Tired of years of waiting for an organ to become available, thousands of patients are turning to increasingly popular services that link them to potential donors, places such as
www.livingdonorsonline.org, where people post their stories and needs in hopes of finding a life-saving organ.
In Tejeda's case, a group of friends have offered to sign him up for
www.matchingdonors.com, a Web site that lists the names and histories of the patients for a fee and makes them available for potential donors. The fees are $300 a month or $600 for a lifetime membership.
"We want to see how people can begin to participate in different ways," said Nick Sandoval, a friend of Tejeda's. Sandoval, a community organizer, met Tejeda through his work and has offered to pay for Tejeda to enlist in Matching Donors.

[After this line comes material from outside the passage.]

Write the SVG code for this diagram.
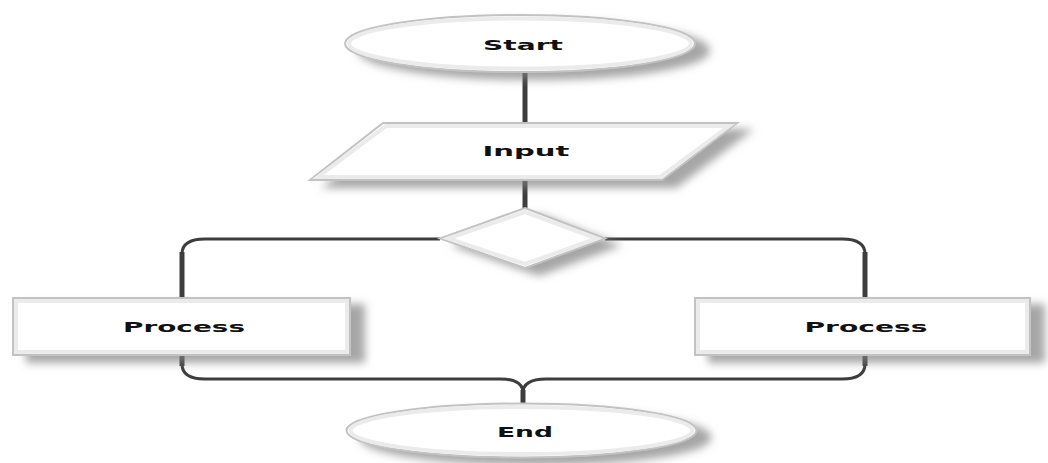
<svg xmlns="http://www.w3.org/2000/svg" width="1048" height="463" viewBox="0 0 1048 463">
  <defs>
    <filter id="shadow" x="-10%" y="-20%" width="130%" height="170%">
      <feDropShadow dx="14" dy="7" stdDeviation="4" flood-color="#808080" flood-opacity="0.7"/>
    </filter>
    <filter id="soft" x="-5%" y="-5%" width="110%" height="110%">
      <feGaussianBlur stdDeviation="0.6"/>
    </filter>
    <style>
      .shape { fill: #ffffff; stroke: #c2c2c2; stroke-width: 2; }
      .bevel { fill: none; stroke: #ebebeb; stroke-width: 4; }
      .label { font-family: "DejaVu Sans", "Liberation Sans", sans-serif; font-weight: bold; font-size: 14px; fill: #111111; text-anchor: middle; }
      .link { fill: none; stroke: #3c3c3c; stroke-linecap: butt; stroke-linejoin: round; }
      .vert { stroke-width: 5; }
      .horiz { stroke-width: 3; }
    </style>
  </defs>

  <rect width="1048" height="463" fill="#ffffff"/>

  <!-- connectors -->
  <g id="connectors" filter="url(#soft)">
    <path class="link vert" d="M 525 72 V 123"/>
    <path class="link vert" d="M 525 180 V 208"/>
    <path class="link horiz" d="M 440 239 H 205 Q 182 239 182 254"/>
    <path class="link vert" d="M 182 252 V 298"/>
    <path class="link horiz" d="M 605 239 H 842 Q 865 239 865 254"/>
    <path class="link vert" d="M 865 252 V 298"/>
    <path class="link vert" d="M 182 355 V 366"/>
    <path class="link horiz" d="M 182 364 Q 182 379 205 379 H 500 Q 523 379 523 393"/>
    <path class="link vert" d="M 865 355 V 366"/>
    <path class="link horiz" d="M 865 364 Q 865 379 842 379 H 546 Q 523 379 523 393"/>
    <path class="link vert" d="M 523 390 V 404"/>
  </g>

  <!-- start terminator -->
  <g id="start">
    <ellipse class="shape" cx="520" cy="43.5" rx="175" ry="28.5" filter="url(#shadow)"/>
    <ellipse class="bevel" cx="520" cy="43.5" rx="171" ry="25"/>
    <text class="label" x="523" y="50" textLength="80" lengthAdjust="spacingAndGlyphs">Start</text>
  </g>

  <!-- input -->
  <g id="input">
    <polygon class="shape" points="383,123 737,123 662,180 310,180" filter="url(#shadow)"/>
    <polygon class="bevel" points="386,126 729,126 660,177 318,177"/>
    <text class="label" x="526" y="156" textLength="87" lengthAdjust="spacingAndGlyphs">Input</text>
  </g>

  <!-- decision -->
  <g id="decision">
    <polygon class="shape" points="525,208 605,238.5 525,268 440,238.5" filter="url(#shadow)"/>
    <polygon class="bevel" points="525,212 597,238.5 525,264 448,238.5"/>
  </g>

  <!-- left process -->
  <g id="process-left">
    <rect class="shape" x="13" y="298" width="337" height="57" filter="url(#shadow)"/>
    <rect class="bevel" x="16" y="301" width="331" height="51"/>
    <text class="label" x="184" y="332" textLength="122" lengthAdjust="spacingAndGlyphs">Process</text>
  </g>

  <!-- right process -->
  <g id="process-right">
    <rect class="shape" x="695" y="298" width="335" height="57" filter="url(#shadow)"/>
    <rect class="bevel" x="698" y="301" width="329" height="51"/>
    <text class="label" x="866" y="332" textLength="123" lengthAdjust="spacingAndGlyphs">Process</text>
  </g>

  <!-- end terminator -->
  <g id="end">
    <ellipse class="shape" cx="521.5" cy="430.5" rx="175" ry="27" filter="url(#shadow)"/>
    <ellipse class="bevel" cx="521.5" cy="430.5" rx="171" ry="23.5"/>
    <text class="label" x="525" y="437" textLength="56" lengthAdjust="spacingAndGlyphs">End</text>
  </g>
</svg>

Almost 70,000 people nationwide are waiting for kidneys, up from 30,000 who were on the list in the early 1990s, according to the United Network for Organ Sharing. The dramatic increase is one reason why waiting times are now usually longer than three years, and in some areas longer than six.
Some experts say the increase in wait time is fueled in part by an increased interest in living donations. Of 22,016 transplant donations performed in the first nine months of 2006, 5,139 came from living donors.
But the ethics of seeking and receiving an organ from a healthy person are hotly debated in the medical community.
Stanford bioethicist David Magnus told MediaNews this system is creating an inappropriate "free market" for living donors. Patients with means to find a matching donor could circumvent a long-standing, if imperfect, organ allocation system designed to ensure that the sickest patients get priority, Magnus said.
"The root problem, a lack of organs, just gets worse and worse, the wait time longer and the waiting lists get larger and larger, so what happens under those circumstances is that people get desperate," he said. "Every time we put an organ in a patient, there's some other patient who's not getting it."
Discussions like this may work well in the abstract, said Sandoval. But when you're looking at a father of three children, an active member of the community whose life is at stake, it's difficult to be philosophic, he said.
"I can sit down and talk about ethics or look at the human experience," he said. "But the man has been waiting for four years. Am I going to leave it up to chance, or am I going to help this guy?"